In this extended white paper we further explore this research by adding an examination of the impact of a leader's coaching performance on team member perception of team meeting value. This deeper look into team meetings adds critical clarity to the impact of team meetings on team members and what current managers can be doing to increase the effectiveness of their role.
We've highlighted our findings from that research in this blog by showing that while highly effective managers do regularly hold team meetings, it is the value brought to these team meetings by the manager that is the impact differentiator. This outcome is important as it demonstrates to those in team leadership that good coaching is not summoned simply by executing team meetings. Instead, impactful sales coaching takes place when the manager injects value to the meeting.
A quick tip on how to end your team meetings . . .

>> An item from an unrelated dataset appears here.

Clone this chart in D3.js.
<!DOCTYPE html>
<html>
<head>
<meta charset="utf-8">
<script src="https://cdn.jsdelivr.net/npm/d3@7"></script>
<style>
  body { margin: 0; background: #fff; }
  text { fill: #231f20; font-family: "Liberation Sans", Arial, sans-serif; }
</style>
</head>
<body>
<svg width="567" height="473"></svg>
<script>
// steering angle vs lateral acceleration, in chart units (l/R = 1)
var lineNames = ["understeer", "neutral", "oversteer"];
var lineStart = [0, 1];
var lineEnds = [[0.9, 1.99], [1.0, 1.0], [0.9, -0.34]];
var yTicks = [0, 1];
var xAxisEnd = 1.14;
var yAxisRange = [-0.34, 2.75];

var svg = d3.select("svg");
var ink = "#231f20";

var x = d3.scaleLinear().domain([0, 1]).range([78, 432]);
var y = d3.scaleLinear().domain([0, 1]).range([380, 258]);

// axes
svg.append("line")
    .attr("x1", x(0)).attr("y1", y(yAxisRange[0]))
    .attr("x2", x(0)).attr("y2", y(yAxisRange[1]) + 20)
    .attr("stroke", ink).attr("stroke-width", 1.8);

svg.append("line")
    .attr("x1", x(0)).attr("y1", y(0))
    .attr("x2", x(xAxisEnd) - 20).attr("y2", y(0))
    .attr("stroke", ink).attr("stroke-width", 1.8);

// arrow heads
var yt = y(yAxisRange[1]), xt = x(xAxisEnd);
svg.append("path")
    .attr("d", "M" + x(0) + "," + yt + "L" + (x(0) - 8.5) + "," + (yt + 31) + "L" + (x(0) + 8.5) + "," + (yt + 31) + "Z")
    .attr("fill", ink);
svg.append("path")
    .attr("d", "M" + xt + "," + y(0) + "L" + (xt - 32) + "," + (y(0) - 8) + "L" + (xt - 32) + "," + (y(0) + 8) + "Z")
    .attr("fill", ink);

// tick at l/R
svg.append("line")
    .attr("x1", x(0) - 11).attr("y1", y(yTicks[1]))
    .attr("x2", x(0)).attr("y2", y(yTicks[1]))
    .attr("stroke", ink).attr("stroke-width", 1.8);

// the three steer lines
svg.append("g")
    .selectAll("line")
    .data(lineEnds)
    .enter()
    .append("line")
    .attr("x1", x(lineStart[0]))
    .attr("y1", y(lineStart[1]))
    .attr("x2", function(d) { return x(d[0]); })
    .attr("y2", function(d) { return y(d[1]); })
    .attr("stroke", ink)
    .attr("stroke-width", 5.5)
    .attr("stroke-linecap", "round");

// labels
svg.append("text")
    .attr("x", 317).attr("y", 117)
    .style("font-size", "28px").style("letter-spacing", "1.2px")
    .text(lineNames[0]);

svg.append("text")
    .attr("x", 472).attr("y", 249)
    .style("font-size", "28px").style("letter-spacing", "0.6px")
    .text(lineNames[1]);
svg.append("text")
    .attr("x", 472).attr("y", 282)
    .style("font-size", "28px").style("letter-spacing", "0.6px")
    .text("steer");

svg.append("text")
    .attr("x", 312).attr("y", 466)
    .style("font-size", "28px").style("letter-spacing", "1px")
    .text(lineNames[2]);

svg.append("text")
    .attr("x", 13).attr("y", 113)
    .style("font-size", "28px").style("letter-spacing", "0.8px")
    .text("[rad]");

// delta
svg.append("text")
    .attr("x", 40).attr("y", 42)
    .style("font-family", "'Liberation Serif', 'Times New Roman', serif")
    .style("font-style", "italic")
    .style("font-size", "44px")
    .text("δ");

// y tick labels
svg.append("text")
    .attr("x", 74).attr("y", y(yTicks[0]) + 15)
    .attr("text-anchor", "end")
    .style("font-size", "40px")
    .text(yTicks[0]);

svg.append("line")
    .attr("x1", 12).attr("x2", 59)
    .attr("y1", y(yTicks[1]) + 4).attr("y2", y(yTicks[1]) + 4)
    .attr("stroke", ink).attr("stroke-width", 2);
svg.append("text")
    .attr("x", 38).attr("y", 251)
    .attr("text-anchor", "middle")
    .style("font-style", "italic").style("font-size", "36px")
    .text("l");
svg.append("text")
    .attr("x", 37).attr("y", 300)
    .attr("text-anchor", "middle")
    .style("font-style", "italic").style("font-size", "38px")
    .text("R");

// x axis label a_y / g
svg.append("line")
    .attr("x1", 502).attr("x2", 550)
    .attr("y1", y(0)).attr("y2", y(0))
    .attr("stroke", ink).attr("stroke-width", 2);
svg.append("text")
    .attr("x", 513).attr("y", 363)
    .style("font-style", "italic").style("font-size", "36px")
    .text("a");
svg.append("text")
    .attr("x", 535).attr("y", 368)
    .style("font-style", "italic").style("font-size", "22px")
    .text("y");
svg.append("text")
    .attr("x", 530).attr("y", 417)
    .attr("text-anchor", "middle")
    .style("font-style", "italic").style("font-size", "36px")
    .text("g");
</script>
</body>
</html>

What our findings suggest is that there is no direct positive impact of meeting frequency on team meeting value. Instead, the influential impact on the sales rep works through the value added to the team meeting by the coaching abilities of the sales manager. Stated differently, the existence of a team meeting does not automatically equate to team meeting value. Instead, team meeting value is expressed through the sales manager's coaching effectiveness.
Unsure of how to do this? Here are five simple ideas to get started:
1. Create more interaction
Share information and drive discussion throughout the meeting. Look for ways to ensure information, ideas, opinions, and perceptions are moving not just from the sales manager to the sales rep but also from the sales rep to the sales manager from start through to the end of the meeting.

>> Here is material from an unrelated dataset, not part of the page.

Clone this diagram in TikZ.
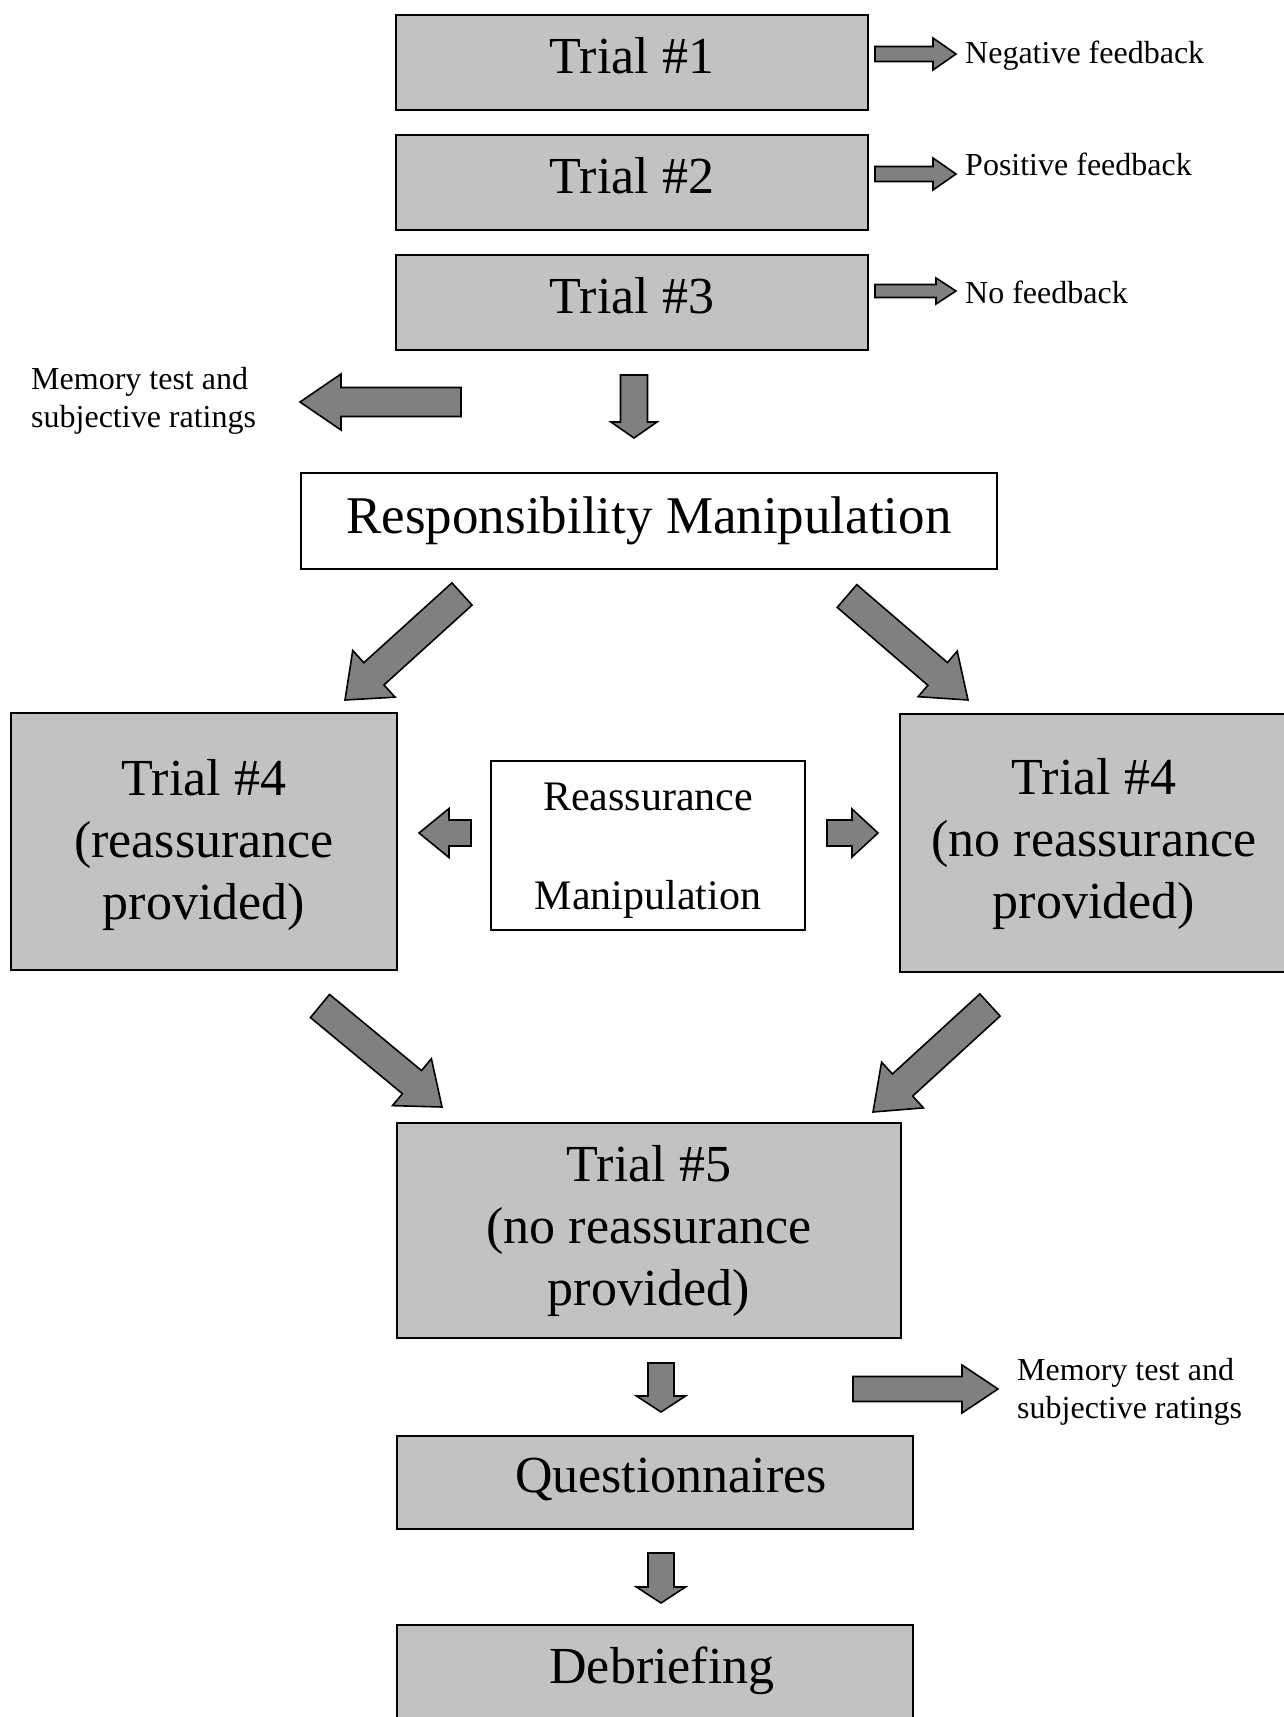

2. Share responsibility for meeting leadership and content
Involve reps in leading different portions of the meeting and provide opportunities to decide the meeting topics. Doing so allows reps the ability to bring in dimensions to the meeting that are most relevant to them and to invest more individually into the meeting time.
3. Discuss best practices
Team meetings are an ideal platform for sales reps to share best practices with their peers. Incorporating this element allows not only for idea generation but also for increased dialogue and trust-building opportunities amongst team members.

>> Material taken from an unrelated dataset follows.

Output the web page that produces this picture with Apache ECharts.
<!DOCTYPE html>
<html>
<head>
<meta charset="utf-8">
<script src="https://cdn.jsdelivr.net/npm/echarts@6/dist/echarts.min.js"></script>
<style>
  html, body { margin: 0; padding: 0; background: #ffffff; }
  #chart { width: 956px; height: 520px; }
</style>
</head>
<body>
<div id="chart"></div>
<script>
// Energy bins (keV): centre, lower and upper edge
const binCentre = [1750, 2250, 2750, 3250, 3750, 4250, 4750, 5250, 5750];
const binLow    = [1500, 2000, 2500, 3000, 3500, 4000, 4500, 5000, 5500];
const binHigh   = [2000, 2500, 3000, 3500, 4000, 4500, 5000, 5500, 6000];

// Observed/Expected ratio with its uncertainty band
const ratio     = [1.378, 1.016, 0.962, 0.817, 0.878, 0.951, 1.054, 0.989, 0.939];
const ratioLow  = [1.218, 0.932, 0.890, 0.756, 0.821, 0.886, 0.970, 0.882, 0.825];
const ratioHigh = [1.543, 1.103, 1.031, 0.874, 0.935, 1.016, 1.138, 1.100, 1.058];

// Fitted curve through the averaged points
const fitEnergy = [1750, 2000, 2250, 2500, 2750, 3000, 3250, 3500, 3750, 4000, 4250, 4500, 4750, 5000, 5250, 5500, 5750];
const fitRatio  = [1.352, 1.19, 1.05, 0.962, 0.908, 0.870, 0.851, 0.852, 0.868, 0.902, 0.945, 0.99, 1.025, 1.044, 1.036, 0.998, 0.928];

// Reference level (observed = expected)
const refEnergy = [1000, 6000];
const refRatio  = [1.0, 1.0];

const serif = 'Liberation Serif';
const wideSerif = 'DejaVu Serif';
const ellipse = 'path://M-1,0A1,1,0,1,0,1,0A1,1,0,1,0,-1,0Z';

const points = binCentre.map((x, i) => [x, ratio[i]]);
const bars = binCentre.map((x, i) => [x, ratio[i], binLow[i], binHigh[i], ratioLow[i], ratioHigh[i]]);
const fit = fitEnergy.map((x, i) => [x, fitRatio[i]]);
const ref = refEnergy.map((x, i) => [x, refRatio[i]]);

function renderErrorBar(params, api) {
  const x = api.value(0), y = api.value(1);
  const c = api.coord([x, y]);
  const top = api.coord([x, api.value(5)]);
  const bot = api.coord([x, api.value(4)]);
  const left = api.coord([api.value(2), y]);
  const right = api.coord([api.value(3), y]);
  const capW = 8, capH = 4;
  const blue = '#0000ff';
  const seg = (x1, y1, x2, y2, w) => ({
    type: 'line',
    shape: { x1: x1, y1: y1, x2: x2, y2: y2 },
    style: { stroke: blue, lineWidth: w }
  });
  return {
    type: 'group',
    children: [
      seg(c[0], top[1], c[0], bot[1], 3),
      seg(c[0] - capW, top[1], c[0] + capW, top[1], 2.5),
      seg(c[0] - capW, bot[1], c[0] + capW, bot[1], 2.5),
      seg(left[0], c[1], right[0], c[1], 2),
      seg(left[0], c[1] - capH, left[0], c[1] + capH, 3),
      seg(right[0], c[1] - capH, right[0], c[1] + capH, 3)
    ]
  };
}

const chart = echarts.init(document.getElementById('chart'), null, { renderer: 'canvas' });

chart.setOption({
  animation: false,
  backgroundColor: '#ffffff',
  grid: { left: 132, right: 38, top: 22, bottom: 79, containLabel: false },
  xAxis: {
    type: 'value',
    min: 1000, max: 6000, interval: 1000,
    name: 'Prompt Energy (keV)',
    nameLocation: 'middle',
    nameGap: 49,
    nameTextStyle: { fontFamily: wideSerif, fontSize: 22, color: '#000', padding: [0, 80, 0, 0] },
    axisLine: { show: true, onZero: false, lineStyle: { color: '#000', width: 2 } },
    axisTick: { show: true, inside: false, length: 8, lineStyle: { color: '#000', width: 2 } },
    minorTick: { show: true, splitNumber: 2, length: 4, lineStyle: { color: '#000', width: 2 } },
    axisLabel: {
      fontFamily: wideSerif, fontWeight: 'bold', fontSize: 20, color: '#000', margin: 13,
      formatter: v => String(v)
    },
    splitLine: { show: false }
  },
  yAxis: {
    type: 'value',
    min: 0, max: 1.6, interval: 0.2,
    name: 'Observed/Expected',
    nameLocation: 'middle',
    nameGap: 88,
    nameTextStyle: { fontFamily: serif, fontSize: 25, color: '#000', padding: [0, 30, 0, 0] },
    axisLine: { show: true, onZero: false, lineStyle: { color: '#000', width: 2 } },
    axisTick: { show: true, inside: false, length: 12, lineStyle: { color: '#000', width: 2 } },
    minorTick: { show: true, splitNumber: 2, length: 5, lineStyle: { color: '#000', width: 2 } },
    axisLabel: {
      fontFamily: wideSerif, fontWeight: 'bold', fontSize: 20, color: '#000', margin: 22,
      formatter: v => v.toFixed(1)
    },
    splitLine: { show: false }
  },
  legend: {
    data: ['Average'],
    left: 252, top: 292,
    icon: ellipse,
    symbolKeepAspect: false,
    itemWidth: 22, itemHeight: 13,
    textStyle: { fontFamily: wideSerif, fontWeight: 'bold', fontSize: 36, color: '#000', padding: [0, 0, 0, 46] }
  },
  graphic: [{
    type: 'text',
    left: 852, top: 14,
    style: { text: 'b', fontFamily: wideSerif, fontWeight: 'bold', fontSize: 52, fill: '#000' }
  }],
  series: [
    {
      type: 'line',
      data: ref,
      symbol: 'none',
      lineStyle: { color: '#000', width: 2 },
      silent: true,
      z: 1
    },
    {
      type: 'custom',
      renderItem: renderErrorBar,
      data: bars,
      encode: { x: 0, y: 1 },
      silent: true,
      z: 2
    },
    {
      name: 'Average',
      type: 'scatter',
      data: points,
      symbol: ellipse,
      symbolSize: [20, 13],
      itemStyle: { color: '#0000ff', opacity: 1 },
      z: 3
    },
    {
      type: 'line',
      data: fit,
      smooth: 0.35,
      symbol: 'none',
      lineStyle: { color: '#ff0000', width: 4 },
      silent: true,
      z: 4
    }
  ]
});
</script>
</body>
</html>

4. Allow time for creating positive personal relationships
With the potential for taking countless forms, purposeful meeting time should be devoted to building relationships between team members. Ideas may include sharing personal updates, time to discuss a topic outside of the nuts and bolts of sales work, or setting aside time to recognize each other’s achievements or contributions.
5. Insert development components
Look for opportunities to share information, education, or resources designed to help sales reps advance either within their work or on a personal level.
Remember, simply holding team meetings does not equate to effective leadership by the manager. Instead, managers must find ways to bring value to team meetings. This value is added through purposeful planning by the manager with the intention of making the meeting engaging, relevant and personal to the team members in attendance. Without purposeful planning, the simple execution of a team meeting provides reduced benefit to the team member.